Both his paper, and his thesis, are clearly written, exhibiting the care he put into communicating these ideas.  Both also have a personal feel. For example, when reading the section heading “Bootstrappable yet?” the reader can feel the frustration Gentry must have felt each time he applied a new trick and saw that the decryption circuit still couldn’t quite be evaluated homomorphically by the scheme so that he would have to modify the scheme with yet another trick. The details of each of his successive schemes are quite technical, but some of them are quite interesting. For example, one of these tricks comes from server aided decryption, in which a client gives  a computationally powerful server a hint so that the server can perform computations that make it easier for the client to decrypt. While as I mentioned in my previous post, Gentry’s fully homomorphic scheme is not practical — it is a trillion times slower than computation on unencryption data — his first scheme is interesting in its own right in that it improves on Boneh-Goh-Nissim’s result by enabling greater multiplicative depth and supporting a larger plaintext space.

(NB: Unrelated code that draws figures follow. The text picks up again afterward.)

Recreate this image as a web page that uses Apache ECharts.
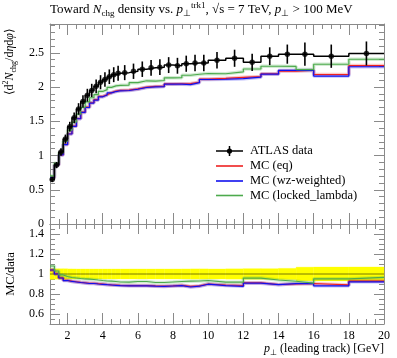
<!DOCTYPE html>
<html><head><meta charset="utf-8">
<script src="https://cdn.jsdelivr.net/npm/echarts@6/dist/echarts.min.js"></script>
<style>html,body{margin:0;padding:0;background:#fff}#c{width:397px;height:358px}</style>
</head><body><div id="c"></div>
<script>
// ---- data ----
const binEdges = [1,1.25,1.5,1.75,2,2.25,2.5,2.75,3,3.25,3.5,3.75,4,4.25,4.5,4.75,5,5.5,6,6.5,7,7.5,8,8.5,9,9.5,10,11,12,13,14,15,16,18,20];
const dataVals = [0.65,0.86,1.05,1.24,1.42,1.55,1.68,1.79,1.88,1.95,2.01,2.07,2.11,2.15,2.18,2.20,2.21,2.23,2.26,2.28,2.29,2.32,2.31,2.34,2.35,2.35,2.39,2.42,2.36,2.45,2.48,2.48,2.45,2.49];
const dataErr  = [0.035,0.045,0.055,0.065,0.072,0.078,0.084,0.09,0.094,0.097,0.10,0.103,0.105,0.107,0.109,0.11,0.11,0.112,0.113,0.114,0.115,0.116,0.116,0.118,0.12,0.12,0.12,0.125,0.126,0.13,0.14,0.17,0.17,0.175];
const mcEq     = [0.676,0.862,1.010,1.162,1.318,1.430,1.540,1.633,1.706,1.770,1.815,1.862,1.889,1.918,1.940,1.950,1.955,1.972,1.998,2.008,2.012,2.045,2.048,2.050,2.070,2.115,2.127,2.142,2.152,2.193,2.232,2.245,2.183,2.313];
const mcWz     = [0.676,0.860,1.008,1.159,1.314,1.426,1.537,1.629,1.701,1.765,1.809,1.857,1.884,1.914,1.934,1.945,1.949,1.967,1.993,2.002,2.006,2.042,2.042,2.036,2.063,2.110,2.113,2.122,2.143,2.188,2.242,2.245,2.160,2.296];
const mcLocked = [0.702,0.886,1.040,1.209,1.370,1.488,1.604,1.701,1.782,1.843,1.889,1.935,1.962,1.995,2.017,2.024,2.029,2.063,2.091,2.086,2.095,2.134,2.137,2.172,2.186,2.197,2.194,2.222,2.263,2.303,2.300,2.255,2.332,2.405];
const xTicks = [2,4,6,8,10,12,14,16,18,20];
const yMainTicks = [0,0.5,1,1.5,2,2.5];
const yRatioTicks = [0.6,0.8,1,1.2,1.4];

// ---- helpers ----
const FONT = 'Liberation Serif';
const AX = '#8a8a8a';
const C_RED = '#ee2222', C_BLUE = '#1111ee', C_GREEN = '#4daa4d';
function steps(vals){ const out=[]; vals.forEach((v,i)=>{ out.push([binEdges[i],v]); out.push([binEdges[i+1],v]); }); return out; }
const centers = dataVals.map((v,i)=>(binEdges[i]+binEdges[i+1])/2);
const ratio = arr => arr.map((v,i)=>v/dataVals[i]);

function axisPair(dim, gridIndex, position, min, max, majorVals, minorInterval, majorLen, minorLen, showLabels, showLine){
  const major = {
    type:'value', gridIndex, position, min, max,
    axisLine:{show:showLine, onZero:false, lineStyle:{color:AX, width:1}},
    axisTick:{show:true, inside:true, length:majorLen, customValues:majorVals, lineStyle:{color:AX, width:1}},
    axisLabel:{show:showLabels, customValues:majorVals, color:'#000', fontFamily:FONT, fontSize:12, margin:6},
    splitLine:{show:false}
  };
  const minor = {
    type:'value', gridIndex, position, min, max, interval:minorInterval,
    axisLine:{show:false, onZero:false},
    axisTick:{show:true, inside:true, length:minorLen, lineStyle:{color:AX, width:1}},
    axisLabel:{show:false}, splitLine:{show:false}
  };
  return [major, minor];
}

const xAxis = [
  ...axisPair('x',0,'bottom',1,20,xTicks,0.5,11,5,false,true),   // 0,1
  ...axisPair('x',0,'top',1,20,xTicks,0.5,11,5,false,true),      // 2,3
  ...axisPair('x',1,'bottom',1,20,xTicks,0.5,11,5,true,true),    // 4,5
  ...axisPair('x',1,'top',1,20,xTicks,0.5,10,5,false,true)       // 6,7
];
const yAxis = [
  ...axisPair('y',0,'left',0,2.92,yMainTicks,0.1,10,5,true,true),   // 0,1
  ...axisPair('y',0,'right',0,2.92,yMainTicks,0.1,10,5,false,true), // 2,3
  ...axisPair('y',1,'left',0.5,1.5,yRatioTicks,0.05,10,5,true,true),   // 4,5
  ...axisPair('y',1,'right',0.5,1.5,yRatioTicks,0.05,10,5,false,true)  // 6,7
];

function stepLine(name, vals, color, xi, yi, width, z){
  return {name, type:'line', xAxisIndex:xi, yAxisIndex:yi, data:steps(vals), showSymbol:false, symbol:'none',
    lineStyle:{color, width}, itemStyle:{color}, z, silent:true, animation:false};
}
function halo(vals, color, xi, yi, z){
  return {type:'line', xAxisIndex:xi, yAxisIndex:yi, data:steps(vals), showSymbol:false, symbol:'none',
    lineStyle:{color, width:3.5, opacity:0.25}, z, silent:true, animation:false};
}

const errData = dataVals.map((v,i)=>[centers[i], v, dataErr[i]]);
const bandData = dataVals.map((v,i)=>[binEdges[i], binEdges[i+1], dataErr[i]/v]);

const series = [
  // main panel
  halo(mcEq, C_RED, 0, 0, 2), stepLine('MC (eq)', mcEq, C_RED, 0, 0, 1.2, 3),
  halo(mcWz, C_BLUE, 0, 0, 2), stepLine('MC (wz-weighted)', mcWz, C_BLUE, 0, 0, 1.2, 3),
  halo(mcLocked, C_GREEN, 0, 0, 2), stepLine('MC (locked_lambda)', mcLocked, C_GREEN, 0, 0, 1.2, 3),
  stepLine('ATLAS data', dataVals, '#000', 0, 0, 1.5, 5),
  {type:'custom', xAxisIndex:0, yAxisIndex:0, data:errData, encode:{x:0,y:1}, z:6, silent:true, animation:false,
    renderItem:(params, api)=>{
      const x=api.value(0), y=api.value(1), e=api.value(2);
      const p1=api.coord([x,y-e]), p2=api.coord([x,y+e]);
      return {type:'line', shape:{x1:p1[0],y1:p1[1],x2:p2[0],y2:p2[1]}, style:{stroke:'#000', lineWidth:1.6}};
    }},
  {type:'scatter', xAxisIndex:0, yAxisIndex:0, data:dataVals.map((v,i)=>[centers[i],v]), symbol:'circle', symbolSize:5.5,
    itemStyle:{color:'#000'}, z:7, silent:true, animation:false},
  // ratio panel
  {type:'custom', xAxisIndex:4, yAxisIndex:4, data:bandData, encode:{x:[0,1]}, z:1, silent:true, animation:false,
    renderItem:(params, api)=>{
      const lo=api.value(0), hi=api.value(1), e=api.value(2);
      const a=api.coord([lo,1+e]), b=api.coord([hi,1-e]);
      return {type:'rect', shape:{x:a[0], y:a[1], width:b[0]-a[0], height:b[1]-a[1]}, style:{fill:'#ffff00', stroke:'#ffff00', lineWidth:0.3}};
    }},
  stepLine('ratio data', dataVals.map(()=>1), '#555500', 4, 4, 0.8, 2),
  halo(ratio(mcEq), C_RED, 4, 4, 2), stepLine('r eq', ratio(mcEq), C_RED, 4, 4, 1.2, 3),
  halo(ratio(mcWz), C_BLUE, 4, 4, 2), stepLine('r wz', ratio(mcWz), C_BLUE, 4, 4, 1.2, 3),
  halo(ratio(mcLocked), C_GREEN, 4, 4, 2), stepLine('r locked', ratio(mcLocked), C_GREEN, 4, 4, 1.2, 3)
];

const rich = {
  n:{fontFamily:FONT, fontSize:12, lineHeight:16, verticalAlign:'middle'},
  i:{fontFamily:FONT, fontSize:12, fontStyle:'italic', lineHeight:16, verticalAlign:'middle'},
  sub:{fontFamily:FONT, fontSize:8, lineHeight:8, verticalAlign:'bottom'},
  sup:{fontFamily:FONT, fontSize:8, lineHeight:8, verticalAlign:'top'}
};
const richT = {
  n:{fontFamily:FONT, fontSize:13, lineHeight:17, verticalAlign:'middle'},
  i:{fontFamily:FONT, fontSize:13, fontStyle:'italic', lineHeight:17, verticalAlign:'middle'},
  sub:{fontFamily:FONT, fontSize:9, lineHeight:9, verticalAlign:'bottom'},
  sup:{fontFamily:FONT, fontSize:9, lineHeight:9, verticalAlign:'top'}
};

const legendRows = [
  {label:'ATLAS data', color:'#000', y:151},
  {label:'MC (eq)', color:C_RED, y:166},
  {label:'MC (wz-weighted)', color:C_BLUE, y:181},
  {label:'MC (locked_lambda)', color:C_GREEN, y:195.5}
];
const graphic = [];
legendRows.forEach((r,k)=>{
  graphic.push({type:'line', shape:{x1:216,y1:r.y,x2:243,y2:r.y}, style:{stroke:r.color, lineWidth:k===0?1.5:1.6}, z:10});
  graphic.push({type:'text', x:250, y:r.y, style:{text:r.label, fontFamily:FONT, fontSize:12.5, fill:'#000', verticalAlign:'middle'}, z:10});
});
graphic.push({type:'circle', shape:{cx:229.5, cy:151, r:2.6}, style:{fill:'#000'}, z:11});
graphic.push({type:'line', shape:{x1:229.5,y1:146,x2:229.5,y2:156}, style:{stroke:'#000', lineWidth:1.5}, z:11});
// title
graphic.push({type:'text', x:50, y:10, style:{
  text:'{n|Toward }{i|N}{sub|chg}{n| density vs. }{i|p}{sub|⊥}{sup|trk1}{n|, √s = 7 TeV, }{i|p}{sub|⊥}{n| > 100 MeV}',
  rich:richT, verticalAlign:'middle', fill:'#000'}, z:10});
// y labels
graphic.push({type:'text', x:10, y:28, rotation:Math.PI/2, style:{
  text:'{n|⟨d}{sup|2}{i|N}{sub|chg}{n|/d}{i|η}{n|d}{i|φ}{n|⟩}', rich, align:'right', verticalAlign:'middle', fill:'#000'}, z:10});
graphic.push({type:'text', x:11, y:274, rotation:Math.PI/2, style:{
  text:'MC/data', fontFamily:FONT, fontSize:12.5, align:'center', verticalAlign:'middle', fill:'#000'}, z:10});
// x label
graphic.push({type:'text', x:384, y:349, style:{
  text:'{i|p}{sub|⊥}{n| (leading track) [GeV]}', rich, align:'right', verticalAlign:'middle', fill:'#000'}, z:10});

const chart = echarts.init(document.getElementById('c'));
chart.setOption({
  animation:false,
  backgroundColor:'#fff',
  grid:[
    {left:50, top:24, width:334, height:200},
    {left:50, top:224, width:334, height:100}
  ],
  xAxis, yAxis, series, graphic
});
</script>
</body></html>
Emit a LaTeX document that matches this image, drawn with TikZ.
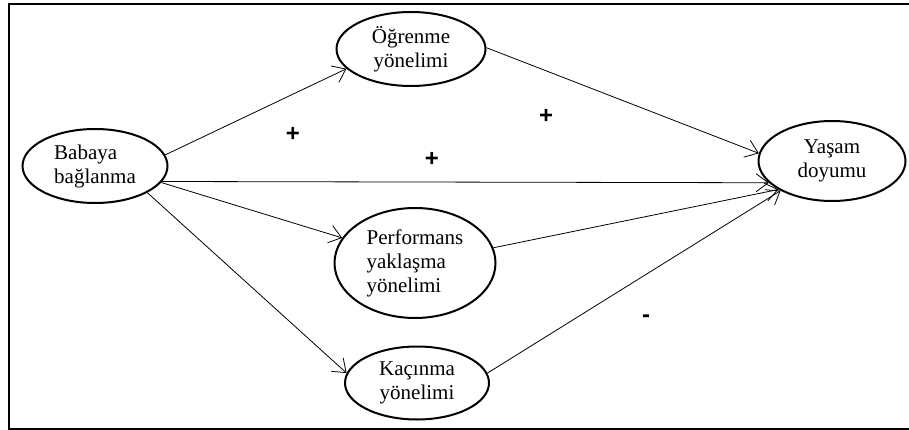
\documentclass[tikz,border=0pt]{standalone}
\usepackage{fontspec}
\setmainfont{Liberation Serif}
\newfontfamily\signfont{Liberation Sans}
\usetikzlibrary{shapes.geometric, arrows.meta}
\tikzset{
  >={Straight Barb[length=12pt,width=18pt]},
  construct/.style={ellipse, draw, line width=2pt, inner sep=0pt,
    font=\fontsize{21}{24}\selectfont},
  path/.style={->, line width=0.8pt},
  sign/.style={font=\signfont\bfseries\fontsize{24}{24}\selectfont, inner sep=0pt},
}

\begin{document}
\begin{tikzpicture}[x=1pt, y=-1pt]
		\useasboundingbox (0,0) rectangle (909,430);
		\draw[line width=2pt] (9,4) rectangle (920,429);

		% constructs
		\node[construct, minimum width=145pt, minimum height=74pt, align=left] (bab) at (95,166) {Babaya\\bağlanma};
		\node[construct, minimum width=149pt, minimum height=74pt, align=center] (ogr) at (411,49) {Öğrenme\\yönelimi};
		\node[construct, minimum width=161pt, minimum height=110pt, align=left] (perf) at (415,263) {Performans\\yaklaşma\\yönelimi};
		\node[construct, minimum width=144pt, minimum height=73pt, align=center] (kac) at (417,383) {Kaçınma\\yönelimi};
		\node[construct, minimum width=147pt, minimum height=80pt, align=center] (yas) at (832,161) {Yaşam\\doyumu};

		% paths
		\draw[path] (bab.9) -- (ogr.197);
		\draw[path] (bab.-13) -- (yas.199);
		\draw[path] (bab.-14) -- (perf.161);
		\draw[path] (bab.-27) -- (kac.172);
		\draw[path] (ogr.1) -- (yas.174);
		\draw[path] (perf.11) -- (yas.208);
		\draw[path] (kac.8) -- (yas.210);

		% signs
		\node[sign] (s1) at (293,134) {+};
		\node[sign] (s2) at (432,159) {+};
		\node[sign] (s3) at (546,116) {+};
		\node[sign] (s4) at (646,319) {-};

	\end{tikzpicture}
\end{document}
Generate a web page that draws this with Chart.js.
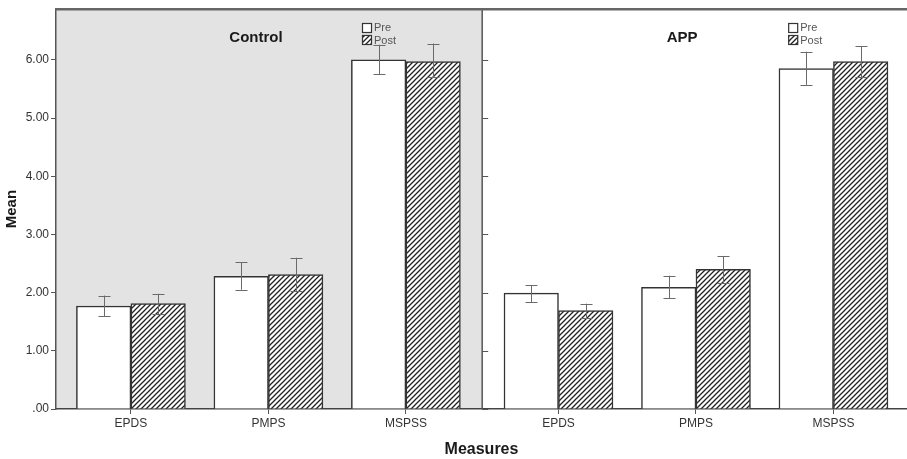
<!DOCTYPE html>
<html>
<head>
<meta charset="utf-8">
<script src="https://cdn.jsdelivr.net/npm/chart.js"></script>
<style>
  html, body { margin: 0; padding: 0; background: #fff; }
  #wrap { position: relative; width: 907px; height: 459px; }
</style>
</head>
<body>
<div id="wrap"><canvas id="chart" width="907" height="459"></canvas></div>
<script>
// values (Control panel first, then APP)
const measures = ['EPDS', 'PMPS', 'MSPSS'];
const groups = ['Control', 'APP'];
const preMean  = [1.77, 2.28, 6.00, 1.99, 2.09, 5.85];
const preLow   = [1.59, 2.05, 5.75, 1.84, 1.90, 5.57];
const preHigh  = [1.95, 2.52, 6.26, 2.13, 2.29, 6.14];
const postMean = [1.81, 2.31, 5.97, 1.69, 2.40, 5.97];
const postLow  = [1.63, 2.03, 5.70, 1.57, 2.17, 5.70];
const postHigh = [1.98, 2.60, 6.28, 1.81, 2.63, 6.23];
const yTicks = [0, 1, 2, 3, 4, 5, 6];

// second panel is shifted a bit along x so both panels look alike
const panelShift = 3.11;
const xPos = [];
groups.forEach((g, p) => measures.forEach((m, i) => xPos.push(i + p * panelShift)));
const divider = 2 + (panelShift - 2) / 2;

function makeHatch() {
    const c = document.createElement('canvas');
    c.width = 5; c.height = 5;
    const g = c.getContext('2d');
    g.fillStyle = '#fff';
    g.fillRect(0, 0, 5, 5);
    g.strokeStyle = '#222';
    g.lineWidth = 1.3;
    g.beginPath();
    g.moveTo(-1, 6); g.lineTo(6, -1);
    g.moveTo(-1, 1); g.lineTo(1, -1);
    g.moveTo(4, 6); g.lineTo(6, 4);
    g.stroke();
    return g.createPattern(c, 'repeat');
}
const hatch = makeHatch();

const panels = {
    id: 'panels',
    beforeDraw(chart) {
        const {ctx, chartArea: a, scales: {x}} = chart;
        const mid = x.getPixelForValue(divider);
        ctx.save();
        ctx.fillStyle = '#e3e3e3';
        ctx.fillRect(a.left, a.top, mid - a.left, a.bottom - a.top);
        ctx.restore();
    },
    afterDraw(chart) {
        const {ctx, chartArea: a, scales: {x, y}} = chart;
        const mid = x.getPixelForValue(divider);
        ctx.save();
        ctx.strokeStyle = '#555';
        ctx.lineWidth = 1.5;
        ctx.beginPath();
        ctx.moveTo(mid, a.top); ctx.lineTo(mid, a.bottom);
        ctx.stroke();
        ctx.lineWidth = 2.5;
        ctx.strokeStyle = '#666';
        ctx.beginPath();
        ctx.moveTo(a.left - 1, a.top); ctx.lineTo(chart.width, a.top);
        ctx.stroke();
        // short inner ticks of the second panel
        ctx.lineWidth = 1;
        ctx.strokeStyle = '#555';
        yTicks.forEach(v => {
            const py = Math.round(y.getPixelForValue(v)) + 0.5;
            ctx.beginPath();
            ctx.moveTo(mid, py); ctx.lineTo(mid + 6, py);
            ctx.stroke();
        });
        // panel titles and legends
        groups.forEach((g, p) => {
            const left = p === 0 ? a.left : mid;
            ctx.fillStyle = '#1a1a1a';
            ctx.font = 'bold 15px "Liberation Sans", Arial, sans-serif';
            ctx.textAlign = 'center';
            ctx.textBaseline = 'middle';
            ctx.fillText(g, left + 200, 38);

            const lx = left + 306;
            ctx.lineWidth = 1.2;
            ctx.strokeStyle = '#333';
            ctx.fillStyle = '#fff';
            ctx.fillRect(lx, 23, 10, 10);
            ctx.strokeRect(lx + 0.5, 23.5, 9, 9);
            ctx.fillStyle = hatch;
            ctx.fillRect(lx, 35, 10, 10);
            ctx.strokeRect(lx + 0.5, 35.5, 9, 9);
            ctx.fillStyle = '#555';
            ctx.font = '11px "Liberation Sans", Arial, sans-serif';
            ctx.textAlign = 'left';
            ctx.fillText('Pre', lx + 12, 28);
            ctx.fillText('Post', lx + 12, 41);
        });
        ctx.restore();
    }
};

const errorBars = {
    id: 'errorBars',
    afterDatasetsDraw(chart) {
        const {ctx, scales: {y}} = chart;
        const lows = [preLow, postLow], highs = [preHigh, postHigh];
        ctx.save();
        ctx.strokeStyle = '#6a6a6a';
        ctx.lineWidth = 1;
        chart.data.datasets.forEach((ds, d) => {
            chart.getDatasetMeta(d).data.forEach((bar, i) => {
                const cx = Math.round(bar.x) + 0.5;
                const lo = y.getPixelForValue(lows[d][i]);
                const hi = y.getPixelForValue(highs[d][i]);
                ctx.beginPath();
                ctx.moveTo(cx, lo); ctx.lineTo(cx, hi);
                ctx.moveTo(cx - 6, Math.round(lo) + 0.5); ctx.lineTo(cx + 6, Math.round(lo) + 0.5);
                ctx.moveTo(cx - 6, Math.round(hi) + 0.5); ctx.lineTo(cx + 6, Math.round(hi) + 0.5);
                ctx.stroke();
            });
        });
        ctx.restore();
    }
};

new Chart(document.getElementById('chart'), {
    type: 'bar',
    data: {
        datasets: [{
            label: 'Pre',
            data: xPos.map((x, i) => ({x: x, y: preMean[i]})),
            backgroundColor: '#fff',
            borderColor: '#333',
            borderWidth: 1.5
        }, {
            label: 'Post',
            data: xPos.map((x, i) => ({x: x, y: postMean[i]})),
            backgroundColor: hatch,
            borderColor: '#333',
            borderWidth: 1.5
        }]
    },
    options: {
        responsive: false,
        animation: false,
        barThickness: 54.5,
        layout: { padding: { top: 7, left: 0, right: 0, bottom: 0 } },
        plugins: {
            legend: { display: false },
            tooltip: { enabled: false }
        },
        scales: {
            x: {
                type: 'linear',
                offset: false,
                min: -0.545,
                max: 5.645,
                afterBuildTicks: s => { s.ticks = xPos.map(v => ({value: v})); },
                afterFit: s => { s.height = 50; },
                ticks: {
                    callback: (v, i) => measures[i % measures.length],
                    color: '#333',
                    font: { family: '"Liberation Sans", Arial, sans-serif', size: 12 },
                    padding: 2,
                    maxRotation: 0,
                    autoSkip: false
                },
                grid: { offset: false, drawOnChartArea: false, tickLength: 5, color: '#555' },
                border: { display: true, color: '#444', width: 1.5 },
                title: {
                    display: true,
                    text: 'Measures',
                    color: '#1a1a1a',
                    font: { family: '"Liberation Sans", Arial, sans-serif', size: 16, weight: 'bold' },
                    padding: { top: 0, bottom: 0 }
                }
            },
            y: {
                min: 0,
                max: 6.87,
                afterBuildTicks: s => { s.ticks = yTicks.map(v => ({value: v})); },
                afterFit: s => { s.width = 56; },
                ticks: {
                    callback: v => v === 0 ? '.00' : v.toFixed(2),
                    color: '#333',
                    font: { family: '"Liberation Sans", Arial, sans-serif', size: 12 },
                    padding: 2
                },
                grid: { drawOnChartArea: false, tickLength: 5, color: '#555' },
                border: { display: true, color: '#555', width: 1.5 },
                title: {
                    display: true,
                    text: 'Mean',
                    color: '#1a1a1a',
                    font: { family: '"Liberation Sans", Arial, sans-serif', size: 15, weight: 'bold' },
                    padding: { top: 3, bottom: 0 }
                }
            }
        }
    },
    plugins: [panels, errorBars]
});
</script>
</body>
</html>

Two more recent papers shed light on some of these technical details. Smart and Vercauteren’s paper is a specialization of Gentry’s work that does not require an understanding of lattice cryptography to follow. The main purpose of the van Dijk, Gentry, Halevi, and Vaikuntanathan paper is to provide a conceptual simple embodiment of many of the ideas in Gentry’s original paper.

I look forward to watching the progress in this area. I’m  particularly curious to see how quickly researchers will be able to make efficiency gains that will make fully homomorphic encryption practical.